Ilva Skulte, Normunds Kozlovs

Riga Stradins University, Latvia

The discourse on (public) safety and (social) security in the political communication has an impact on constructing national identity and community feelings through the ideas of risk and emergency. Indeed, the many aspects of unsecurity / unsafety make this to be elaborated in speeches as a rather manifold and complex concept. How is this conceptual nexus used and perceived in the speeches of MPs of Latvian parliament, and what impact it may have had on (re)formed national identity? These are the main issues in the proposed paper. Methodologically here the analysis combines critical discourse analysis (CDA) and corpus analysis and is based on the Corpus of Debates in Latvian Saeima (1993 - 2017 ( By means of corpus analysis tools the categories and frames of representation of safety and security in the speeches of Latvian MPs are selected and described, and the qualitative analysis is carried out to understand and interpret differences and similarities in understanding and treating different aspects of safety adn security by MPs in the parliamentary discourse in Latvia and the changes in it during the time period after regaining independence.

Short Paper (10+5min)

Analyzing Candidate Speaking Time in Estonian Parliament Election Debates

Siim Talts, Tanel Alumäe

Tallinn University of Technology, Institute of Software Science, Estonia

In this paper, we analyze the amount of speaking time by each candidate and political party during the election debates that aired in broadcast media during the Estonian 2019 parliament election campaign, using automatic speaker identification and weakly supervised neural network training techniques.

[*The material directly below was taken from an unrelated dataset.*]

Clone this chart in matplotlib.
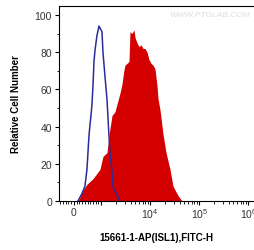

The work has two goals: analyze the effectiveness of a rapid weakly supervised speaker identification model training method under real-world conditions, and examine the potential bias in broadcast media towards political parties, in terms of speaking time allotted to the corresponding individual candidates during election debates.

Usually, speaker identification systems are trained on manually segmented and labelled training data: for each person that needs to be covered by the system, several speech segments which contain speech from this person are needed. This makes training data preparation costly and time-consuming, especially if a large number of speakers needs to be identifiable. In this work, on the other hand, we trained speaker models using the recently proposed weakly supervised training method which only needs recording level speaker labels: for each person, several recordings are needed where this person is one of the speakers while segment level labeling is not required. This makes training data creation less costly. Furthermore, often such training data can be constructed automatically, using metadata accompanied with speech recordings. The method relies on automatic speaker diarization of training data, i-vector based speaker embeddings and a special cost function that encourages a deep neural network to assign only one of the discovered speaker vectors to a particular speaker label.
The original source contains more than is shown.